I'm sitting in a friend's room, just can't seem to move as much as I'd like. I went to Some Crust Bakery and had two amazing Egg Sliders and tried to enjoy the beautiful SoCal weather. I was trying to do everything in my power to make myself smile after being told by my mother that my dog, my baby, my joy had passed. His name was Cairo and he was the cutest, happiest, most joyful pet that I had ever had. He felt like family. He was family. I'm tearing up writing this post because I wonder what more we could have done. Should we have made him more like a house pet? Let him stay inside the house more? Fed him gourmet food? Bought him chic sweaters and taken him on every family trip? What more could I have done besides love him? Makes me wish that I had taken the time to get him groomed over Winter Break. That I had spent more time rolling around with him in the backyard or walking him around our neighborhood. I miss him jumping on me whenever I came home for break. No matter how much I changed, Cairo's love for me stayed the same. 

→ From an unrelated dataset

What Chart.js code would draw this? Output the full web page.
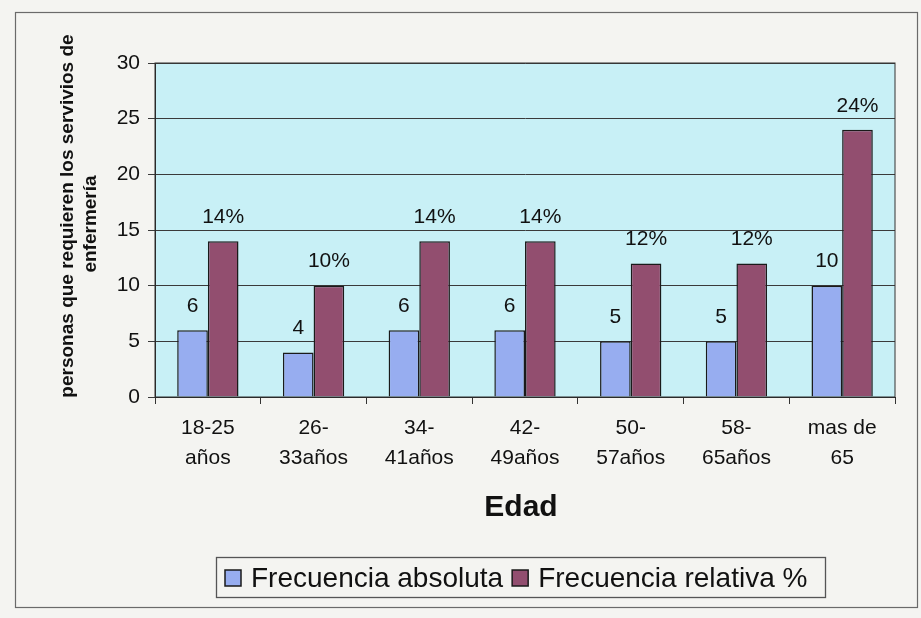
<!DOCTYPE html>
<html>
<head>
<meta charset="utf-8">
<script src="https://cdn.jsdelivr.net/npm/chart.js@4"></script>
<style>
  html, body { margin: 0; padding: 0; background: #f3f3f0; }
</style>
</head>
<body>
<canvas id="chart" width="921" height="618"></canvas>
<script>
const ageGroups = [["18-25", "años"], ["26-", "33años"], ["34-", "41años"], ["42-", "49años"], ["50-", "57años"], ["58-", "65años"], ["mas de", "65"]];
const absoluta = [6, 4, 6, 6, 5, 5, 10];
const relativa = [14, 10, 14, 14, 12, 12, 24];
const yTicks = [0, 5, 10, 15, 20, 25, 30];
const yTitle = ["personas que requieren los servivios de", "enfermería"];
const xTitle = "Edad";

const FONT = "'Liberation Sans', Arial, sans-serif";

// frame, plot background, titles, value labels and the boxed legend
const framePlugin = {
  id: "frame",
  beforeDraw(chart) {
    const ctx = chart.ctx;
    const a = chart.chartArea;
    ctx.save();
    ctx.fillStyle = "#f4f4f1";
    ctx.fillRect(0, 0, chart.width, chart.height);
    ctx.strokeStyle = "#6a6a6a";
    ctx.lineWidth = 1.2;
    ctx.strokeRect(15.5, 12.5, 902, 595);
    ctx.fillStyle = "#c8f0f6";
    ctx.fillRect(a.left, a.top, a.right - a.left, a.bottom - a.top);
    ctx.restore();
  },
  afterDraw(chart) {
    const ctx = chart.ctx;
    const a = chart.chartArea;
    ctx.save();
    ctx.strokeStyle = "#333";
    ctx.lineWidth = 1;
    ctx.strokeRect(a.left, a.top, a.right - a.left, a.bottom - a.top);

    // value labels
    ctx.fillStyle = "#111";
    ctx.font = "21px " + FONT;
    ctx.textAlign = "center";
    ctx.textBaseline = "middle";
    chart.data.datasets.forEach((ds, i) => {
      chart.getDatasetMeta(i).data.forEach((bar, j) => {
        const txt = i === 1 ? ds.data[j] + "%" : String(ds.data[j]);
        ctx.fillText(txt, bar.x, bar.y - 24);
      });
    });

    // y title
    ctx.save();
    ctx.translate(0, 0);
    ctx.rotate(-Math.PI / 2);
    ctx.font = "bold 19px " + FONT;
    ctx.fillText(yTitle[0], -216, 68);
    ctx.fillText(yTitle[1], -224, 91);
    ctx.restore();

    // x title
    ctx.font = "bold 30px " + FONT;
    ctx.fillText(xTitle, (a.left + a.right) / 2 - 4, 508);

    // legend
    ctx.strokeStyle = "#555";
    ctx.lineWidth = 1.3;
    ctx.strokeRect(216.5, 557.5, 609, 40);
    ctx.font = "28px " + FONT;
    ctx.textAlign = "left";
    let x = 225;
    const cy = 578;
    chart.data.datasets.forEach(ds => {
      ctx.fillStyle = ds.backgroundColor;
      ctx.fillRect(x, cy - 8, 16, 16);
      ctx.strokeStyle = "#1a1a1a";
      ctx.lineWidth = 1.5;
      ctx.strokeRect(x, cy - 8, 16, 16);
      ctx.fillStyle = "#111";
      ctx.fillText(ds.label, x + 26, cy + 1);
      x += 26 + ctx.measureText(ds.label).width + 9;
    });
    ctx.restore();
  }
};

new Chart(document.getElementById("chart"), {
  type: "bar",
  data: {
    labels: ageGroups,
    datasets: [
      {
        label: "Frecuencia absoluta",
        data: absoluta,
        backgroundColor: "#97adf0",
        borderColor: "#1a1a1a",
        borderWidth: 1.5
      },
      {
        label: "Frecuencia relativa %",
        data: relativa,
        backgroundColor: "#924e6f",
        borderColor: "#1a1a1a",
        borderWidth: 1.5
      }
    ]
  },
  options: {
    responsive: false,
    animation: false,
    layout: { padding: { left: 0, right: 26, top: 63, bottom: 0 } },
    datasets: {
      bar: { categoryPercentage: 0.58, barPercentage: 1.0 }
    },
    plugins: {
      legend: { display: false },
      tooltip: { enabled: false }
    },
    scales: {
      x: {
        grid: {
          display: true,
          drawOnChartArea: false,
          offset: true,
          tickLength: 7,
          color: "#333"
        },
        border: { color: "#222" },
        ticks: {
          font: { family: FONT, size: 21, lineHeight: 1.4 },
          color: "#111",
          padding: 10,
          maxRotation: 0
        },
        afterFit(scale) { scale.height = 221; }
      },
      y: {
        min: 0,
        max: 30,
        afterBuildTicks(scale) {
          scale.ticks = yTicks.map(v => ({ value: v }));
        },
        grid: {
          color: "#3a3a3a",
          tickLength: 7,
          lineWidth: 1
        },
        border: { color: "#222" },
        ticks: {
          font: { family: FONT, size: 21 },
          color: "#111",
          padding: 8
        },
        afterFit(scale) { scale.width = 155; }
      }
    }
  },
  plugins: [framePlugin]
});
</script>
</body>
</html>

I was recently denied an awesome job opportunity. I also received my transcript from Brazil and realized that I qualified for the Dean's list and that I also had the best grades in my entire college career. And then I get humbled by the death of my dog.

I'm so glad that it's Spring Break. I'm not so sure how I would've handled this loss otherwise. 


It seems strange to me, this grief. But just as I am in tune with  the death of people, so I am in tune with the death of animals. It's also the perfect reason why I am vegetarian. Because life to me is so immensely important. I'm crying now thinking about Cairo and what he meant to my little brother. They grew up together. I watched my brother walk him and bond with him. They even seemed to look alike. I can't imagine what my little papa is going through right now. 


It's a strange year of ups and downs. Of sadness and happiness. I just hope that we all take the time to remember how to say I love you to the people who are in our lives. And that we all also affirm the shared struggle of being human. To anyone who reads my blog, I affirm your presence. I'm glad that you are alive. I wish happiness and peace upon you. I hope that you can take this message and pass it along. 


There is no life that is worth more than another.



1 naps:

Anonymous said...

It's okay to let yourself be sad, hun. Your friends will be here to hold you up.